Wo muss angesetzt werden?

Die erste Halbzeit war grandios, auch wenn die Torausbeute hätte besser sein können. Nach einer Ecke ein etwas unglückliches Gegentor zu kassieren, das kann auch passieren. Wenn die Mannschaft danach aber Auflösungserscheinungen zeigt, und sich wiederholt zu den gleichen Fehlern hinreißen lässt, dann wirft das einige Fragen auf. Vor allem dann, wenn Führungsspieler nach Abpfiff zu Protokoll geben, dass der Plan für die zweite Hälfte war an die erste anzuknüpfen. Dieser ist bekanntlich nicht aufgegangen. Die Fohlenelf zeigt stattdessen ein völlig anderes Gesicht, die Mannschaft wirkte verunsichert. Ein Phänomen, das sich durch die bisherige Saison zieht: deutliche Leistungsunterschiede zwischen beiden Hälften.
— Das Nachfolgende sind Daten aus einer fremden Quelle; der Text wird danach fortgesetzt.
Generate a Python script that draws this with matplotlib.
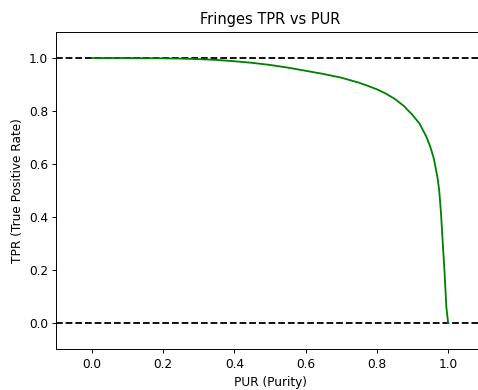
import matplotlib
matplotlib.use("Agg")
import matplotlib.pyplot as plt

pur = [0.0, 0.1, 0.2, 0.25, 0.3, 0.35, 0.4, 0.45, 0.5, 0.55, 0.6, 0.65, 0.7,
       0.75, 0.775, 0.8, 0.825, 0.85, 0.875, 0.9, 0.92, 0.94, 0.95, 0.96, 0.97,
       0.975, 0.98, 0.985, 0.99, 0.995, 1.0]
tpr = [1.0, 1.0, 0.999, 0.998, 0.996, 0.993, 0.988, 0.982, 0.974, 0.964, 0.952,
       0.940, 0.926, 0.907, 0.895, 0.882, 0.866, 0.846, 0.82, 0.785, 0.752, 0.70,
       0.665, 0.62, 0.55, 0.50, 0.414, 0.30, 0.19, 0.06, 0.0]
ref_levels = [0.0, 1.0]

DPI = 87.5
fig = plt.figure(figsize=(478 / DPI, 390 / DPI), dpi=DPI)
ax = fig.add_axes([0.118, 0.104, 0.894, 0.815])
for lv in ref_levels:
    ax.axhline(lv, color="black", linestyle="--", linewidth=1.5)
ax.plot(pur, tpr, color="green", linewidth=1.5)
ax.set_xlim(-0.1, 1.1)
ax.set_ylim(-0.1, 1.1)
ax.set_xticks([0.0, 0.2, 0.4, 0.6, 0.8, 1.0])
ax.set_yticks([0.0, 0.2, 0.4, 0.6, 0.8, 1.0])
ax.set_xlabel("PUR (Purity)")
ax.set_ylabel("TPR (True Positive Rate)")
ax.set_title("Fringes TPR vs PUR")
fig.savefig("out.png", dpi=DPI)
Nach zwei Siegen in Folge hatte der Trainer den Eindruck, dass die Fohlenelf ihre Stabilität gefunden hat.“Derzeit wirkt die Mannschaft auf mich allerdings sehr stabil“. Dieter Hecking muss sich geirrt haben.

Die 1:5-Heimniederlage ist die zugleich höchste Niederlage überhaupt im Borussia Park. Dieses historische Ausmaß sollte zum Nachdenken anregen. Wer die Borussia um 2006 hat spielen sehen, der weiß warum. Der aktuelle Kader gibt sicher deutlich mehr her, als damals um Spieler wie Bernd Thijs, Tobias Levels und Kahê. Es sollten die Alarmglocken schrillen, denn solche Klatschen dürfen nicht zur Gewohnheit werden. Der Trainer ist gefragt die passenden Lösungen zu finden. Die Zeit der Entwicklung und Experimente muss beendet werden, die Mannschaft muss endlich ihre Balance finden. Der Geduldsfaden ist bald gerissen, vor allem wenn wiederholt die gleichen Fehler begangen werden. Die Spielanlage der Borussia stagniert, an den europäischen Wettbewerb darf gar nicht gedacht werden. Mehr als für das sichere Mittelfeld scheint es nicht zu reichen, was das ausgesprochene Saisonziel verfehlen würde.